Directive:
Print word for word the first line of the listing below and every line after it, through the line with "0.138, 0.108, 0.075];". Leave out the pictures and the rest.

============

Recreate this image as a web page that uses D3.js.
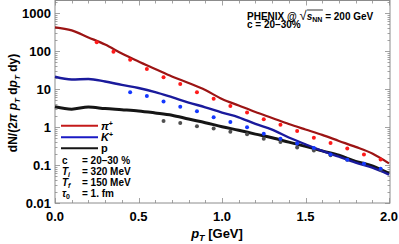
<!DOCTYPE html>
<html>
<head>
<meta charset="utf-8">
<script src="https://cdn.jsdelivr.net/npm/d3@7"></script>
<style>
  body { margin: 0; background: #fff; }
  text { font-family: "Liberation Sans", Arial, sans-serif; font-weight: bold; fill: #000; }
</style>
</head>
<body>
<div id="chart"></div>
<script>
var svgWidth = 399;
var svgHeight = 244;

// model curves, read on a 0.1 GeV grid
var gridPT = [0, 0.1, 0.2, 0.3, 0.4, 0.5, 0.6, 0.7, 0.8, 0.9, 1.0, 1.1, 1.2, 1.3, 1.4, 1.5, 1.6, 1.7, 1.8, 1.9, 2.0];
var pionLine = [420, 350, 228, 148, 86, 53, 33.6, 21.3, 14.4, 9.4, 5.45, 3.68, 2.48, 1.73, 1.2, 0.86, 0.62, 0.43, 0.30, 0.20, 0.11];
var kaonLine = [21, 17.8, 18.3, 15.7, 12.8, 10.6, 8.3, 6.1, 4.4, 3.3, 2.4, 1.8, 1.2, 0.85, 0.53, 0.35, 0.235, 0.165, 0.115, 0.085, 0.056];
var protonLine = [3.42, 2.95, 3.35, 3.05, 2.85, 2.65, 2.35, 2.05, 1.62, 1.3, 1.02, 0.82, 0.65, 0.52, 0.40, 0.31, 0.235, 0.18, 0.125, 0.095, 0.06];

// PHENIX data points
var pionPT = [0.25, 0.35, 0.45, 0.55, 0.65, 0.75, 0.85, 0.95, 1.05, 1.15, 1.25, 1.35, 1.45, 1.55, 1.65, 1.75, 1.85, 1.95];
var pionData = [169, 96, 58.6, 33.6, 20.5, 13.5, 8.2, 5.5, 3.57, 2.41, 1.6, 1.14, 0.785, 0.52, 0.38, 0.27, 0.19, 0.14];
var kaonPT = [0.45, 0.55, 0.65, 0.75, 0.85, 0.95, 1.05, 1.15, 1.25, 1.35, 1.45, 1.55, 1.65, 1.75, 1.85, 1.95];
var kaonData = [8.2, 6.5, 4.7, 3.4, 2.6, 1.8, 1.36, 0.99, 0.66, 0.49, 0.37, 0.28, 0.19, 0.138, 0.108, 0.080];
var protonPT = [0.65, 0.75, 0.85, 0.95, 1.05, 1.15, 1.25, 1.35, 1.45, 1.55, 1.65, 1.75, 1.85, 1.95];
var protonData = [1.44, 1.27, 1.04, 0.91, 0.75, 0.64, 0.49, 0.40, 0.29, 0.24, 0.18, 0.138, 0.108, 0.075];

var xTickValues = [0, 0.5, 1.0, 1.5, 2.0];
var xTickLabels = ["0.0", "0.5", "1.0", "1.5", "2.0"];
var yTickValues = [0.01, 0.1, 1, 10, 100, 1000];
var yTickLabels = ["0.01", "0.1", "1", "10", "100", "1000"];

var paramNames = ["c", "T", "T", "τ"];
var paramSubs = ["", "i", "f", "0"];
var paramValues = ["= 20\u201330 %", "= 320 MeV", "= 150 MeV", "= 1. fm"];

var frame = { left: 55, right: 390, top: 0.5, bottom: 203 };

var svg = d3.select("#chart")
  .append("svg")
  .attr("width", svgWidth)
  .attr("height", svgHeight);

var x = d3.scaleLinear().domain([0, 2]).range([55, 389]);
var y = d3.scaleLog().domain([0.01, 1000]).range([203, 13]);

// frame
svg.append("rect")
  .attr("x", frame.left)
  .attr("y", frame.top)
  .attr("width", frame.right - frame.left)
  .attr("height", frame.bottom - frame.top)
  .attr("fill", "none")
  .attr("stroke", "#8c8c8c")
  .attr("stroke-width", 1);

var tickGroup = svg.append("g").attr("stroke", "#8c8c8c").attr("stroke-width", 0.8);

// x ticks (bottom + top)
d3.range(0, 21).forEach(function(i) {
  var v = i / 10;
  var len = (i % 5 === 0) ? 5 : 3;
  var px = Math.round(x(v)) + 0.5;
  tickGroup.append("line").attr("x1", px).attr("x2", px).attr("y1", frame.bottom).attr("y2", frame.bottom - len);
  tickGroup.append("line").attr("x1", px).attr("x2", px).attr("y1", frame.top).attr("y2", frame.top + len);
});

// y ticks (left + right)
var yMinor = [];
[0.01, 0.1, 1, 10, 100, 1000].forEach(function(d) {
  for (var k = 1; k < 10; k++) {
    var v = d * k;
    if (y(v) >= frame.top) yMinor.push({ v: v, major: k === 1 });
  }
});
yMinor.forEach(function(t) {
  var len = t.major ? 5 : 2.5;
  var py = Math.round(y(t.v)) + 0.5;
  tickGroup.append("line").attr("x1", frame.left).attr("x2", frame.left + len).attr("y1", py).attr("y2", py);
  tickGroup.append("line").attr("x1", frame.right).attr("x2", frame.right - len).attr("y1", py).attr("y2", py);
});

// tick labels
svg.selectAll(".xlab")
  .data(xTickValues)
  .enter()
  .append("text")
  .attr("x", d => x(d))
  .attr("y", 221)
  .attr("text-anchor", "middle")
  .style("font-size", "13px")
  .text((d, i) => xTickLabels[i]);

svg.selectAll(".ylab")
  .data(yTickValues)
  .enter()
  .append("text")
  .attr("x", 51)
  .attr("y", d => y(d))
  .attr("dy", "0.36em")
  .attr("text-anchor", "end")
  .style("font-size", "13px")
  .text((d, i) => yTickLabels[i]);

// axis titles
var xt = svg.append("text")
  .attr("x", 217)
  .attr("y", 238)
  .attr("text-anchor", "middle")
  .style("font-size", "13px");
xt.append("tspan").style("font-style", "italic").text("p");
xt.append("tspan").attr("dy", 3).style("font-size", "9px").style("font-style", "italic").text("T");
xt.append("tspan").attr("dy", -3).text(" [GeV]");

var yt = svg.append("text")
  .attr("transform", "translate(17,103) rotate(-90)")
  .attr("text-anchor", "middle")
  .style("font-size", "12px");
yt.append("tspan").text("dN/(2");
yt.append("tspan").style("font-style", "italic").text("\u03c0 p");
yt.append("tspan").attr("dy", 3).style("font-size", "8px").style("font-style", "italic").text("T");
yt.append("tspan").attr("dy", -3).text(" d");
yt.append("tspan").style("font-style", "italic").text("p");
yt.append("tspan").attr("dy", 3).style("font-size", "8px").style("font-style", "italic").text("T");
yt.append("tspan").attr("dy", -3).text(" dy)");

// model lines
var line = d3.line()
  .x((d, i) => x(gridPT[i]))
  .y(d => y(d))
  .curve(d3.curveMonotoneX);

var plotArea = svg.append("g");
plotArea.append("path").datum(protonLine).attr("d", line)
  .attr("fill", "none").attr("stroke", "#151515").attr("stroke-width", 3);
plotArea.append("path").datum(kaonLine).attr("d", line)
  .attr("fill", "none").attr("stroke", "#1a1a9c").attr("stroke-width", 2.4);
plotArea.append("path").datum(pionLine).attr("d", line)
  .attr("fill", "none").attr("stroke", "#9c1414").attr("stroke-width", 2.2);

// data points
function drawPoints(xs, ys, color) {
  plotArea.append("g").selectAll("circle")
    .data(ys)
    .enter()
    .append("circle")
    .attr("cx", (d, i) => x(xs[i]))
    .attr("cy", d => y(d))
    .attr("r", 2)
    .attr("fill", color);
}
drawPoints(protonPT, protonData, "#505050");
drawPoints(kaonPT, kaonData, "#1438ff");
drawPoints(pionPT, pionData, "#ff1a1a");

// legend
var legendColors = ["#c41a1a", "#1a1ac4", "#151515"];
var legendY = [125.7, 137.3, 148.3];
var legend = svg.append("g");
legendColors.forEach(function(c, i) {
  legend.append("line")
    .attr("x1", 61).attr("x2", 98)
    .attr("y1", legendY[i]).attr("y2", legendY[i])
    .attr("stroke", c).attr("stroke-width", 2);
});
var l1 = legend.append("text").attr("x", 101).attr("y", legendY[0] + 4).style("font-size", "11px");
l1.append("tspan").style("font-style", "italic").text("\u03c0");
l1.append("tspan").attr("dy", -4).style("font-size", "7px").text("+");
var l2 = legend.append("text").attr("x", 101).attr("y", legendY[1] + 4).style("font-size", "11px");
l2.append("tspan").style("font-style", "italic").text("K");
l2.append("tspan").attr("dy", -4).style("font-size", "7px").text("+");
legend.append("text").attr("x", 101).attr("y", legendY[2] + 4).style("font-size", "11px").text("p");

var paramY = [160, 171, 182, 193];
paramNames.forEach(function(n, i) {
  var t = legend.append("text").attr("x", 62).attr("y", paramY[i] + 3.5).style("font-size", "10px");
  t.append("tspan").style("font-style", i === 0 ? "normal" : "italic").text(n);
  if (paramSubs[i]) t.append("tspan").attr("dy", 2).style("font-size", "7px").style("font-style", i === 3 ? "normal" : "italic").text(paramSubs[i]);
  legend.append("text").attr("x", 82).attr("y", paramY[i] + 3.5).style("font-size", "10px").text(paramValues[i]);
});

// experiment label
var ph = svg.append("text").attr("x", 247).attr("y", 19.5).style("font-size", "10px");
ph.append("tspan").text("PHENIX @ ");
var rad = ph.append("tspan").style("font-size", "13px").style("font-weight", "normal").text("\u221a");
ph.append("tspan").style("font-style", "italic").text("s");
var nn = ph.append("tspan").attr("dy", 2).style("font-size", "7px").text("NN");
ph.append("tspan").attr("dy", -2).text(" = 200 GeV");
var rb = rad.node().getBBox();
var nb = nn.node().getBBox();
svg.append("line")
  .attr("x1", rb.x + rb.width - 0.5).attr("x2", nb.x + nb.width + 0.5)
  .attr("y1", rb.y + 2.5).attr("y2", rb.y + 2.5)
  .attr("stroke", "#000").attr("stroke-width", 0.8);
svg.append("text").attr("x", 247).attr("y", 28).style("font-size", "10px").text("c = 20\u201330%");
</script>
</body>
</html>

============

Exercise result:
Recreate this image as a web page that uses D3.js.
<!DOCTYPE html>
<html>
<head>
<meta charset="utf-8">
<script src="https://cdn.jsdelivr.net/npm/d3@7"></script>
<style>
  body { margin: 0; background: #fff; }
  text { font-family: "Liberation Sans", Arial, sans-serif; font-weight: bold; fill: #000; }
</style>
</head>
<body>
<div id="chart"></div>
<script>
var svgWidth = 399;
var svgHeight = 244;

// model curves, read on a 0.1 GeV grid
var gridPT = [0, 0.1, 0.2, 0.3, 0.4, 0.5, 0.6, 0.7, 0.8, 0.9, 1.0, 1.1, 1.2, 1.3, 1.4, 1.5, 1.6, 1.7, 1.8, 1.9, 2.0];
var pionLine = [420, 350, 228, 148, 86, 53, 33.6, 21.3, 14.4, 9.4, 5.45, 3.68, 2.48, 1.73, 1.2, 0.86, 0.62, 0.43, 0.30, 0.20, 0.11];
var kaonLine = [21, 17.8, 18.3, 15.7, 12.8, 10.6, 8.3, 6.1, 4.4, 3.3, 2.4, 1.8, 1.2, 0.85, 0.53, 0.35, 0.235, 0.165, 0.115, 0.085, 0.056];
var protonLine = [3.42, 2.95, 3.35, 3.05, 2.85, 2.65, 2.35, 2.05, 1.62, 1.3, 1.02, 0.82, 0.65, 0.52, 0.40, 0.31, 0.235, 0.18, 0.125, 0.095, 0.06];

// PHENIX data points
var pionPT = [0.25, 0.35, 0.45, 0.55, 0.65, 0.75, 0.85, 0.95, 1.05, 1.15, 1.25, 1.35, 1.45, 1.55, 1.65, 1.75, 1.85, 1.95];
var pionData = [169, 96, 58.6, 33.6, 20.5, 13.5, 8.2, 5.5, 3.57, 2.41, 1.6, 1.14, 0.785, 0.52, 0.38, 0.27, 0.19, 0.14];
var kaonPT = [0.45, 0.55, 0.65, 0.75, 0.85, 0.95, 1.05, 1.15, 1.25, 1.35, 1.45, 1.55, 1.65, 1.75, 1.85, 1.95];
var kaonData = [8.2, 6.5, 4.7, 3.4, 2.6, 1.8, 1.36, 0.99, 0.66, 0.49, 0.37, 0.28, 0.19, 0.138, 0.108, 0.080];
var protonPT = [0.65, 0.75, 0.85, 0.95, 1.05, 1.15, 1.25, 1.35, 1.45, 1.55, 1.65, 1.75, 1.85, 1.95];
var protonData = [1.44, 1.27, 1.04, 0.91, 0.75, 0.64, 0.49, 0.40, 0.29, 0.24, 0.18, 0.138, 0.108, 0.075];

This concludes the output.